Justice Department spokeswoman Cynthia Magnuson said the department could ask the court to force the industry to pay more in future years for cessation programs, which include a staffed help line for smokers, treatment programs and possibly free medications. She suggested the penalty was designed to comply with the recent appeals court ruling that such penalties could not be used to punish past fraud. Sources close to the case said the cessation program is either a valid penalty or it's not; the dollar figure should not change that.

"This proposal has been designed to be a forward-looking remedy to prevent and restrain future wrongful conduct consistent with the recent Circuit Court opinion in this case," she said.

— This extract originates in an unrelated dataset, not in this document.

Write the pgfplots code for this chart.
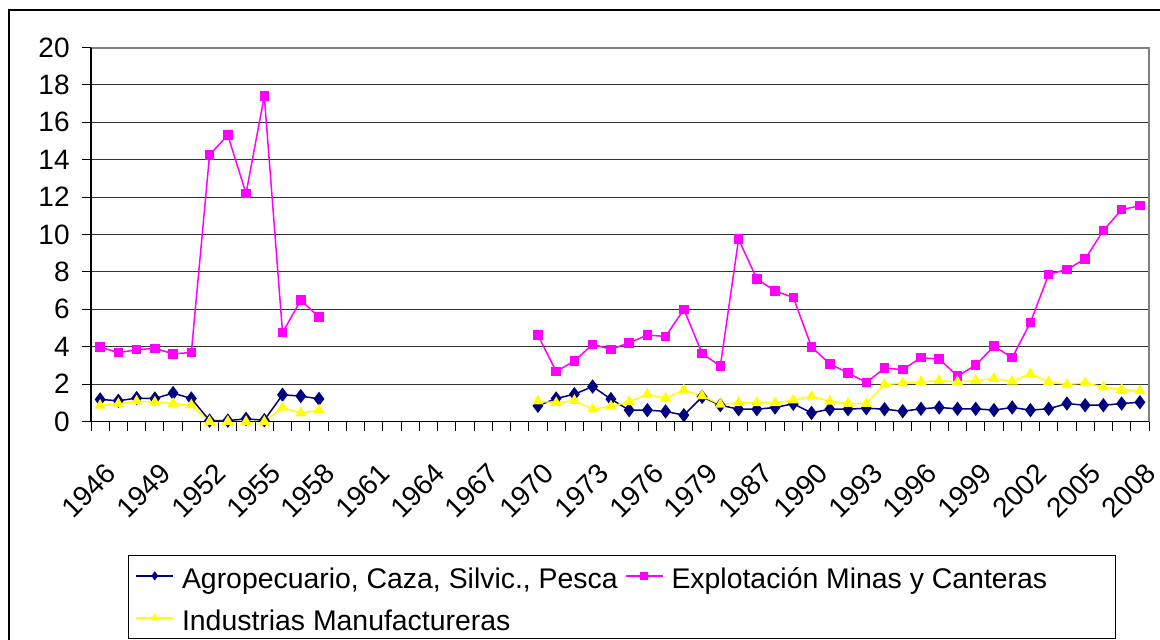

U.S. District Judge Gladys Kessler, who is presiding over the case, is expected to decide in the next few months whether the government proved its case of an industry-wide conspiracy and whether to order any penalties against the companies. Among the other remedies the government is still seeking are an industry-funded anti-smoking educational campaign and a court injunction to stop the companies from targeting youth in their marketing.

The government also wants the judge to appoint a court monitor to watch over industry practices and ensure that tobacco companies do not commit fraud in the future. Kessler has repeatedly expressed concern about how such proposals would work.

Defendants in the case include Philip Morris USA; R.J. Reynolds Tobacco Co. and Brown & Williamson, which have merged to form Reynolds American Inc.; British American Tobacco; the Lorillard Tobacco unit of Loew's Corp.; and Vector Group Ltd.'s Liggett Group Inc. They began their closing arguments today.

Anti-smoking advocates assailed the decision as a self-inflicted blow that would help the tobacco companies' bottom line and miss a well-earned chance to help American smokers.

William B. Schultz, a former Justice Department official who oversaw the lawsuit under the Clinton administration, said that "it's disappointing, to say the least, that at the final stages of this litigation they have pulled their punches in such a significant way. This is the loss of a significant opportunity to advance public health. Smoking is the number one preventable disease. It kills 400,000 people a year."

Lead government attorney Sharon Eubanks had summed up the trial early yesterday, saying the government had proved the industry engaged in a "decades-long pattern of . . . misrepresentations, half-truths, deceptions and lies that continue to this day."